Austria will find itself in the center of the European Union when the bloc takes in 10 new members in May 2004 and is poised to benefit more from enlargement in terms of investment and exports than almost any of the 15 current EU members.
Chancellor Wolfgang Schuessel, a conservative and pro-Europe politician, has been driving this message home for months.
"We will go from sitting on the cusp of Europe to being at its very heart. Nobody will benefit more from enlargement," he said.
But economists say Austria has already been reaping the benefits of the EU's historic eastward expansion for several years.
"The opening up of the eastern countries has for about 12 years been raising Austria's gross domestic product by 0.2 percent per year, and that is a lot," Fritz Breuss of the Institute for Economic Research (WIFO) in Vienna, said.
Breuss said Austria exported more products to the former communist countries than it imported from them, and this was the main reason for the increase in economic growth.
Also, it was "thanks to Eastern Europe" that Austria in 2002 managed to have a trade surplus of 316 million euros, the first in its history.
The Alpine state, which has a population of 8 million, is a big exporter of industrial equipment, which is in high demand in Central Europe as companies replace the obsolete machinery they inherited from the communist era.
Curiously, Austria boasts no company of world renown but has managed to survive and prosper in the shadow of the industrial giant Germany, which is by far its biggest export market and main source of tourism.
Since 1998, Austria's per capita GDP has been consistently higher than that of Germany, which suffered as a result of the reunification of the country after the fall of the Iron Curtain.

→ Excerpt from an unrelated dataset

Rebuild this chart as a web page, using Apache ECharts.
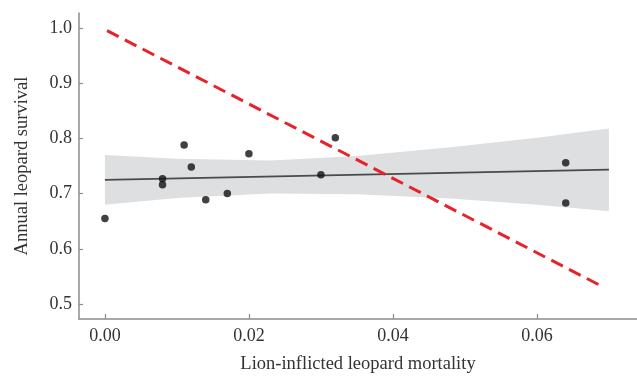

In 2001, it was one of the highest in Europe at $28,600, according to the Paris-based Organization for Economic Cooperation and Development.
The country's unemployment rate is 4.3 percent.
As a neighbor of Slovenia, Hungary, the Czech Republic and Slovakia, Austria is trying to cash in on these smaller economies in transition, which are growing at twice the average rate of EU countries.
It is the biggest investor in Slovenia and Croatia, accounting for respectively 45 percent and 30 percent of their direct investment, and the third-biggest investor in Hungary, the Czech Republic and Slovakia, according to the Austrian Statistics Institute.
Austria's Erste Bank has taken only five years to build one of the biggest finance networks in Central Europe, cornering about 30 percent of the Czech market, 12 percent of the Croat market and 5 percent each of the Slovak and Hungarian markets.
Erste Bank boss Andreas Treichl said he considered these countries along with Austria as "our domestic market."
Erste Bank economist Thomas Karall said, "Austrian companies are firmly entrenched in Central Europe, notably in the industrial, building, energy and food and agriculture sectors, where they have found room for growth and profits."
But Austria is also attracting foreign companies that are drawn by its closeness to the new markets of the old Eastern bloc.
"More than 1,000 international companies have established their headquarters for Central Europe in Austria," the Austrian agency for promoting investment said.
Breuss said he believed the "enlargement effect" would taper down in coming years so that it contributes 0.1 percent of economic growth.
"The explosion of economic activity that followed the opening of the countries to the east is already behind us, but the competition that comes with being at the heart of a big market is going to continue to boost growth."